私は少なからず疲労を覚えていたので、いつまでも立ち上がりたくないと思った。

タエトは私達の立ち上がるのを忍耐強く待ちつづけて、そして滅多なことには朽助を堤防の上に置き去りにしないという意気込みを鳶色の瞳に現わしていたのである。」

 

 

〇この最後の「タエトは~現わしていたのである。」というのが、ラストの言葉です。

ここが、一番強く印象に残りました。

 

「なんたるむごたらしいことをする池じゃろか!」とむごたらしいことをするのは、池だと思うしかない老人。その物語を読みながら、結局、「しょうがない…」とあきらめの境地になってしまいます。

 

もう、そう思うしかないDNAが私の身体の中にも刻まれてしまっているかのようです。

 

でも、そんな中で、滅多なことには朽助を置き去りにしないという意気込みを見せる孫娘…。そんなラストシーンがすごくいいと思いました。

 

そして、そういえば、この感じ、前にも味わったことがあるような…と思って思い出したのが、町田康の初期の頃の小説です。

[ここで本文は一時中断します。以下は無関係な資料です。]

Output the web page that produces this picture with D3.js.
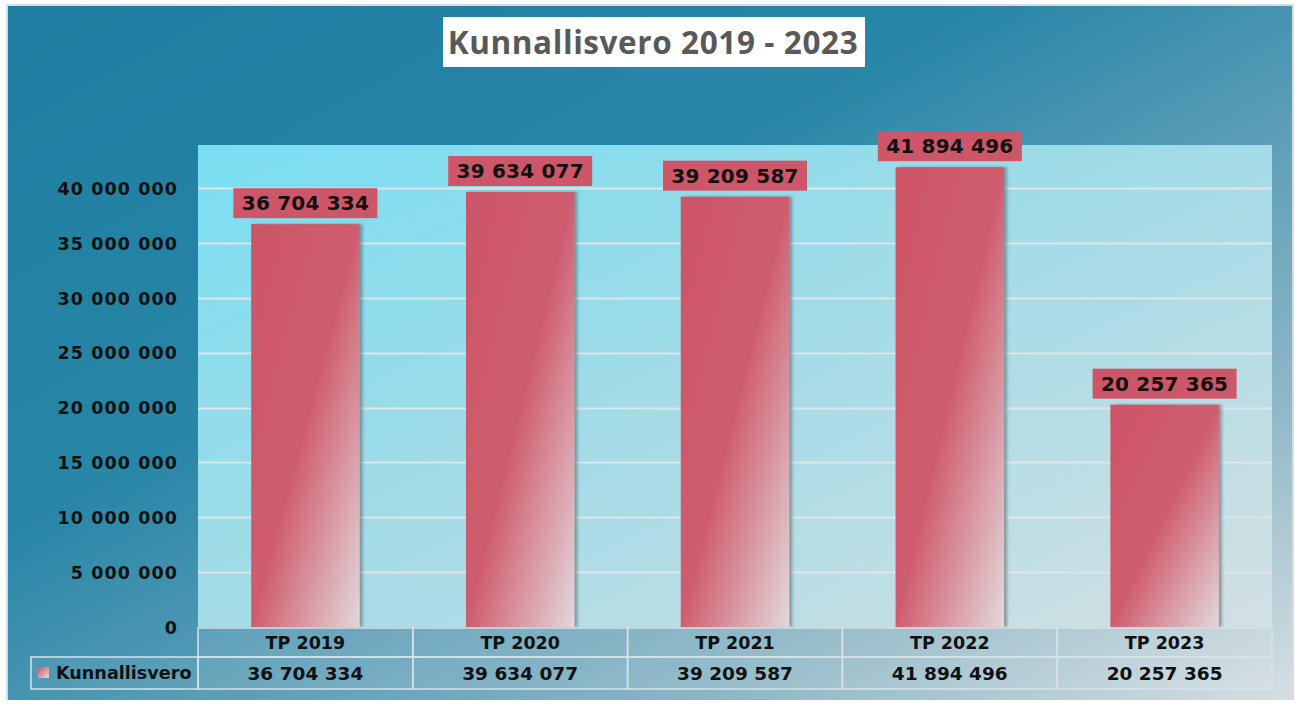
<!DOCTYPE html>
<html>
<head>
<meta charset="utf-8">
<script src="https://cdn.jsdelivr.net/npm/d3@7"></script>
<style>
  html, body { margin: 0; padding: 0; background: #ffffff; }
  svg { display: block; }
  .num { font-feature-settings: "zero" 1, "tnum" 1; }
</style>
</head>
<body>
<svg id="chart" width="1298" height="704"></svg>
<script>
// Municipal tax revenue per financial statement year
const categories = ["TP 2019", "TP 2020", "TP 2021", "TP 2022", "TP 2023"];
const values = [36704334, 39634077, 39209587, 41894496, 20257365];
const seriesName = "Kunnallisvero";
const yTicks = [0, 5000000, 10000000, 15000000, 20000000, 25000000, 30000000, 35000000, 40000000];
const title = "Kunnallisvero 2019 - 2023";

const fmt = v => d3.format(",")(v).replace(/,/g, " ");

const svg = d3.select("#chart");
const W = 1298, H = 704;
const frame = { x: 8, y: 6, w: 1284, h: 694 };
const plot = { left: 198, right: 1272, top: 145, bottom: 627 };
const numFont = "'DejaVu Sans', Verdana, sans-serif";

const defs = svg.append("defs");

// Background gradient: deep teal top-left fading to pale grey bottom-right
const bg = defs.append("linearGradient").attr("id", "bgGrad")
  .attr("x1", 0).attr("y1", 0).attr("x2", 1).attr("y2", 1);
[[0, "#1e7ea1"], [0.38, "#2886a7"], [0.52, "#4b96b2"], [0.78, "#8fb7c6"], [1, "#d6dfe2"]]
  .forEach(([o, c]) => bg.append("stop").attr("offset", o).attr("stop-color", c));

// Plot area gradient: bright cyan to pale grey
const pg = defs.append("linearGradient").attr("id", "plotGrad")
  .attr("x1", 0).attr("y1", 0).attr("x2", 1).attr("y2", 1);
[[0, "#79def2"], [0.45, "#a0dbe7"], [1, "#d3e0e3"]]
  .forEach(([o, c]) => pg.append("stop").attr("offset", o).attr("stop-color", c));

// Bar gradient: rose red fading toward the lower right
const bgBar = defs.append("linearGradient").attr("id", "barGrad")
  .attr("x1", 0).attr("y1", 0).attr("x2", 1).attr("y2", 1);
[[0, "#cc5568"], [0.5, "#cf5d6f"], [0.75, "#d99ba6"], [1, "#e2d8da"]]
  .forEach(([o, c]) => bgBar.append("stop").attr("offset", o).attr("stop-color", c));

const key = defs.append("linearGradient").attr("id", "keyGrad")
  .attr("x1", 0).attr("y1", 0).attr("x2", 1).attr("y2", 1);
[[0, "#cc5568"], [1, "#ead8dc"]]
  .forEach(([o, c]) => key.append("stop").attr("offset", o).attr("stop-color", c));

const shadow = defs.append("filter").attr("id", "barShadow")
  .attr("x", "-20%").attr("y", "-5%").attr("width", "140%").attr("height", "110%");
shadow.append("feDropShadow").attr("dx", 3).attr("dy", 0).attr("stdDeviation", 1.5)
  .attr("flood-color", "#556066").attr("flood-opacity", 0.55);

// Frame
svg.append("rect").attr("x", 0).attr("y", 0).attr("width", W).attr("height", H).attr("fill", "#ffffff");
svg.append("rect").attr("x", frame.x - 2).attr("y", frame.y - 2)
  .attr("width", frame.w + 4).attr("height", frame.h + 2).attr("fill", "#d9dcdd");
svg.append("rect").attr("x", frame.x).attr("y", frame.y)
  .attr("width", frame.w).attr("height", frame.h).attr("fill", "url(#bgGrad)");

// Title
const titleG = svg.append("g");
titleG.append("rect").attr("x", 443).attr("y", 17).attr("width", 422).attr("height", 50).attr("fill", "#ffffff");
titleG.append("text").attr("x", 653).attr("y", 54).attr("text-anchor", "middle")
  .attr("font-family", "'Open Sans', 'Noto Sans', sans-serif").attr("font-weight", 700)
  .attr("font-size", 31.5).attr("fill", "#595959").attr("letter-spacing", 0.6)
  .text(title);

// Scales
const yMax = 40000000 * (plot.bottom - plot.top) / (plot.bottom - 188);
const y = d3.scaleLinear().domain([0, yMax]).range([plot.bottom, plot.top]);
const x = d3.scaleBand().domain(categories).range([plot.left, plot.right]).paddingInner(0).paddingOuter(0);
const barW = x.bandwidth() * 0.505;

// Plot background
svg.append("rect").attr("x", plot.left).attr("y", plot.top)
  .attr("width", plot.right - plot.left).attr("height", plot.bottom - plot.top)
  .attr("fill", "url(#plotGrad)");

// Gridlines
svg.append("g").selectAll("line").data(yTicks.filter(d => d > 0)).join("line")
  .attr("x1", plot.left).attr("x2", plot.right)
  .attr("y1", d => Math.round(y(d)) + 0.5).attr("y2", d => Math.round(y(d)) + 0.5)
  .attr("stroke", "#dde6ea").attr("stroke-width", 2);

// Y axis labels
const yAxis = d3.axisLeft(y).tickValues(yTicks).tickFormat(fmt).tickSize(0).tickPadding(0);
const yG = svg.append("g").attr("transform", "translate(178,0)").call(yAxis);
yG.select(".domain").remove();
yG.selectAll("text").attr("class", "num")
  .attr("font-family", numFont).attr("font-weight", 700).attr("font-size", 17.5)
  .attr("letter-spacing", 1.1).attr("fill", "#111").attr("dy", "0.36em");

// Bars
const bars = svg.append("g");
bars.selectAll("rect").data(values).join("rect")
  .attr("x", (d, i) => x(categories[i]) + (x.bandwidth() - barW) / 2)
  .attr("y", d => y(d))
  .attr("width", barW)
  .attr("height", d => plot.bottom - y(d))
  .attr("fill", "url(#barGrad)")
  .attr("filter", "url(#barShadow)");

// Value labels above bars
const labels = svg.append("g");
const lblW = 144, lblH = 30;
labels.selectAll("rect").data(values).join("rect")
  .attr("x", (d, i) => x(categories[i]) + x.bandwidth() / 2 - lblW / 2)
  .attr("y", d => y(d) - 6 - lblH)
  .attr("width", lblW).attr("height", lblH)
  .attr("fill", "#cd5668");
labels.selectAll("text").data(values).join("text").attr("class", "num")
  .attr("x", (d, i) => x(categories[i]) + x.bandwidth() / 2)
  .attr("y", d => y(d) - 6 - lblH / 2)
  .attr("dy", "0.36em").attr("text-anchor", "middle")
  .attr("font-family", numFont).attr("font-weight", 700).attr("font-size", 20)
  .attr("letter-spacing", 0.2).attr("fill", "#111")
  .text(d => fmt(d));

// Data table below the plot
const row1 = { y: 628, h: 29 }, row2 = { y: 657, h: 32 };
const table = svg.append("g");
const border = "#d6e3e8";

table.selectAll("rect.hdr").data(categories).join("rect").attr("class", "hdr")
  .attr("x", d => x(d)).attr("y", row1.y).attr("width", x.bandwidth()).attr("height", row1.h)
  .attr("fill", "rgba(255,255,255,0.1)").attr("stroke", border).attr("stroke-width", 1.5);
table.selectAll("rect.val").data(categories).join("rect").attr("class", "val")
  .attr("x", d => x(d)).attr("y", row2.y).attr("width", x.bandwidth()).attr("height", row2.h)
  .attr("fill", "rgba(255,255,255,0.1)").attr("stroke", border).attr("stroke-width", 1.5);
table.append("rect").attr("x", 31).attr("y", row2.y).attr("width", plot.left - 31).attr("height", row2.h)
  .attr("fill", "rgba(255,255,255,0.06)").attr("stroke", border).attr("stroke-width", 1.5);

table.selectAll("text.hdr").data(categories).join("text").attr("class", "hdr num")
  .attr("x", d => x(d) + x.bandwidth() / 2).attr("y", row1.y + row1.h / 2)
  .attr("dy", "0.36em").attr("text-anchor", "middle")
  .attr("font-family", numFont).attr("font-weight", 700).attr("font-size", 17.5)
  .attr("fill", "#111")
  .text(d => d);
table.selectAll("text.val").data(values).join("text").attr("class", "val num")
  .attr("x", (d, i) => x(categories[i]) + x.bandwidth() / 2).attr("y", row2.y + row2.h / 2)
  .attr("dy", "0.36em").attr("text-anchor", "middle")
  .attr("font-family", numFont).attr("font-weight", 700).attr("font-size", 18.5)
  .attr("fill", "#111")
  .text(d => fmt(d));

// Legend key inside the table
table.append("rect").attr("x", 38).attr("y", 667).attr("width", 11).attr("height", 11)
  .attr("fill", "url(#keyGrad)");
table.append("text").attr("x", 56).attr("y", row2.y + row2.h / 2).attr("dy", "0.36em")
  .attr("font-family", numFont).attr("font-weight", 700).attr("font-size", 17.6)
  .attr("fill", "#111").text(seriesName);
</script>
</body>
</html>
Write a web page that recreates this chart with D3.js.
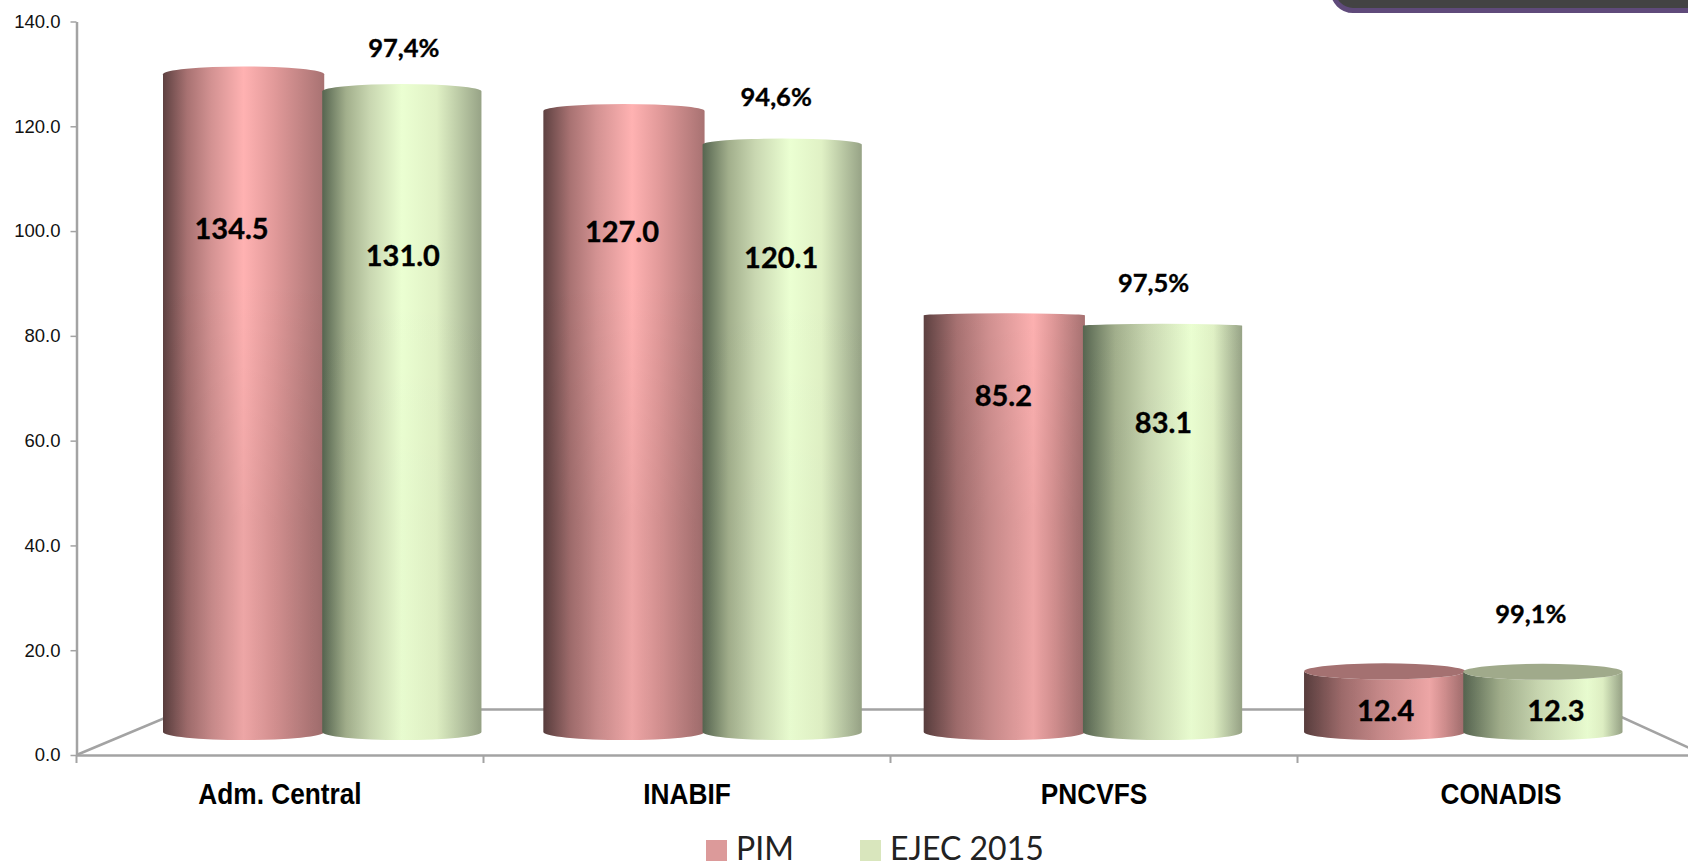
<!DOCTYPE html>
<html><head><meta charset="utf-8">
<style>html,body{margin:0;padding:0;background:#fff;overflow:hidden}svg{display:block}</style>
<script src="https://cdn.jsdelivr.net/npm/d3@7"></script></head><body>
<script>
const categories = ["Adm. Central","INABIF","PNCVFS","CONADIS"];
const seriesNames = ["PIM","EJEC 2015"];
const pim = [134.5,127.0,85.2,12.4];
const ejec = [131.0,120.1,83.1,12.3];
const pct = ["97,4%","94,6%","97,5%","99,1%"];
const yTicks = [0,20,40,60,80,100,120,140];
// label anchors, in chart units on the bar scale
const pimLabelAt = [102.3,101.7,68.1,3.8];
const ejecLabelAt = [96.9,96.5,62.6,3.8];
const pctAt = [139.4,129.3,91.4,23.6];

const W=1688,H=862;
const svg=d3.select("body").append("svg").attr("width",W).attr("height",H);
const defs=svg.append("defs");

const yAxisScale=d3.scaleLinear().domain([0,140]).range([755,21.5]);
const xAxisScale=d3.scaleBand().domain(categories).range([76.5,1704.5]);
const barY=d3.scaleLinear().domain([0,140]).range([732,47.4]);
const barBand=d3.scaleBand().domain(categories).range([163,1622.5]).paddingInner(62/381).paddingOuter(0);
const serX=d3.scaleBand().domain(seriesNames).range([0,barBand.bandwidth()]);

// floor
const base=yAxisScale(0), back=base-45.5;
svg.append("path").attr("fill","none").attr("stroke","#a3a3a3").attr("stroke-width",2.5)
  .attr("d",d3.line()([[xAxisScale.range()[0],base],[185,back],[1605,back],[xAxisScale.range()[1],base]]));

// axes
const yG=svg.append("g").attr("transform","translate(76.5,0)")
  .call(d3.axisLeft(yAxisScale).tickValues(yTicks).tickFormat(d3.format(".1f")).tickSize(6).tickPadding(10).tickSizeOuter(0));
const xG=svg.append("g").attr("transform",`translate(0,${base})`)
  .call(d3.axisBottom(xAxisScale).tickSize(0).tickPadding(0));
xG.selectAll(".tick line").remove();
xG.selectAll(".tick").append("line").attr("stroke","#a3a3a3").attr("stroke-width",2)
  .attr("x1",-xAxisScale.step()/2).attr("x2",-xAxisScale.step()/2).attr("y1",0).attr("y2",8);
svg.selectAll(".domain").attr("stroke","#a3a3a3").attr("stroke-width",2.5);
yG.selectAll(".tick line").attr("stroke","#a3a3a3").attr("stroke-width",1.5);
yG.selectAll("text").attr("font-family","'Liberation Sans',Arial,sans-serif").attr("font-size",18.5).attr("fill","#111");
xG.selectAll("text").attr("font-family","'Liberation Sans',sans-serif").attr("font-weight","bold").attr("font-size",30).attr("fill","#000")
  .attr("dy",0).attr("y",0).attr("transform","translate(0,49) scale(.875,1)");

// cylinder shading
const highlightAt=[.5,.55,.68,.78];
const ramps={
 PIM:[[0,"#5e4141"],[.3,"#a87272"],[.6,"#d39292"],[1,"#ffb2b2"],[1.3,"#e29a9a"],[1.8,"#a87272"]],
 "EJEC 2015":[[0,"#566550"],[.3,"#a2af8c"],[.6,"#c9d7b1"],[1,"#ebffd2"],[1.35,"#e0f1c5"],[1.8,"#97a386"]]
};
function gradId(s,i){return `g${s==="PIM"?"p":"e"}${i}`;}
seriesNames.forEach(s=>categories.forEach((c,i)=>{
  const h=highlightAt[i];
  const g=defs.append("linearGradient").attr("id",gradId(s,i));
  ramps[s].forEach(([t,col])=>{
    const o=t<=1?t*h:h+(t-1)/.8*(1-h);
    g.append("stop").attr("offset",o).attr("stop-color",col);
  });
}));
function shadeDef(id,op){
  const shade=defs.append("linearGradient").attr("id",id).attr("gradientUnits","userSpaceOnUse")
    .attr("x1",0).attr("x2",0).attr("y1",280).attr("y2",520);
  shade.append("stop").attr("offset",0).attr("stop-color","#000").attr("stop-opacity",0);
  shade.append("stop").attr("offset",1).attr("stop-color","#000").attr("stop-opacity",op);
}
shadeDef("shadeP",.07); shadeDef("shadeE",.015);

const eyeLevel=68, botRy=8;
function drawBar(g,cat,i,sName,v){
  const x0=barBand(cat)+serX(sName), w=serX.bandwidth()+(sName==="PIM"?2:0);
  const x1=x0+w, rx=w/2, yT=barY(v), yB=barY(0);
  const above=v>eyeLevel;
  const ry=above?0.118*(v-eyeLevel):8;
  const d=`M${x0},${yT}`+
    (above?`A${rx},${ry} 0 0 1 ${x1},${yT}`:`A${rx},${ry} 0 0 0 ${x1},${yT}`)+
    `L${x1},${yB}A${rx},${botRy} 0 0 1 ${x0},${yB}Z`;
  g.append("path").attr("d",d).attr("fill",`url(#${gradId(sName,i)})`);
  g.append("path").attr("d",d).attr("fill",sName==="PIM"?"url(#shadeP)":"url(#shadeE)");
  if(!above){
    g.append("ellipse").attr("cx",x0+rx).attr("cy",yT).attr("rx",rx).attr("ry",ry)
      .attr("fill",sName==="PIM"?"#a47171":"#a0aa8b");
  }
}
const bars=svg.append("g");
categories.forEach((c,i)=>{
  drawBar(bars,c,i,"PIM",pim[i]);
  drawBar(bars,c,i,"EJEC 2015",ejec[i]);
});

// labels
const lbl=svg.append("g").attr("font-family","Lato,sans-serif").attr("font-weight","bold").attr("font-size",29)
  .attr("fill","#000").attr("stroke","#000").attr("stroke-width",.35).attr("text-anchor","middle").attr("dominant-baseline","middle");
const pimDx=[-11,-1,0,2], ejecDx=[1,-1,1,13], pctDx=[2,-6,-9,-12];
categories.forEach((c,i)=>{
  const cp=barBand(c)+serX("PIM")+serX.bandwidth()/2;
  const ce=barBand(c)+serX("EJEC 2015")+serX.bandwidth()/2;
  lbl.append("text").attr("x",cp+pimDx[i]).attr("y",barY(pimLabelAt[i])).text(d3.format(".1f")(pim[i]));
  lbl.append("text").attr("x",ce+ejecDx[i]).attr("y",barY(ejecLabelAt[i])).text(d3.format(".1f")(ejec[i]));
  lbl.append("text").attr("x",ce+pctDx[i]).attr("y",barY(pctAt[i])).attr("font-size",25.5).text(pct[i]);
});

// legend
const leg=svg.append("g").attr("font-family","Lato,sans-serif").attr("font-size",32).attr("fill","#222");
[[706,736,"#dc9a9a"],[860,890,"#d9e6bd"]].forEach(([sx,tx,col],i)=>{
  leg.append("rect").attr("x",sx).attr("y",840).attr("width",21).attr("height",21).attr("fill",col);
  leg.append("text").attr("x",tx).attr("y",860).text(seriesNames[i]);
});

// cropped panel, top right
svg.append("rect").attr("x",1333).attr("y",-30).attr("width",420).attr("height",40.5).attr("rx",20)
  .attr("fill","#434343").attr("stroke","#5f4a7a").attr("stroke-width",5);
</script></body></html>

夫婦茶碗だったか、河原のアパラだったか、忘れましたが、たった一行で、

一筋の光が差し込むような「救い」のようなものを醸し出していました。

 

井伏鱒二、今まで全然読まずにいてもったいなかったと思いました。

ちなみに「山椒魚」も読んだのですが、まるでひきこもりの人の心境を描いた

物語のようでした。そして、この物語のラストシーンにも、一筋の光が射しました。いい!と思いました。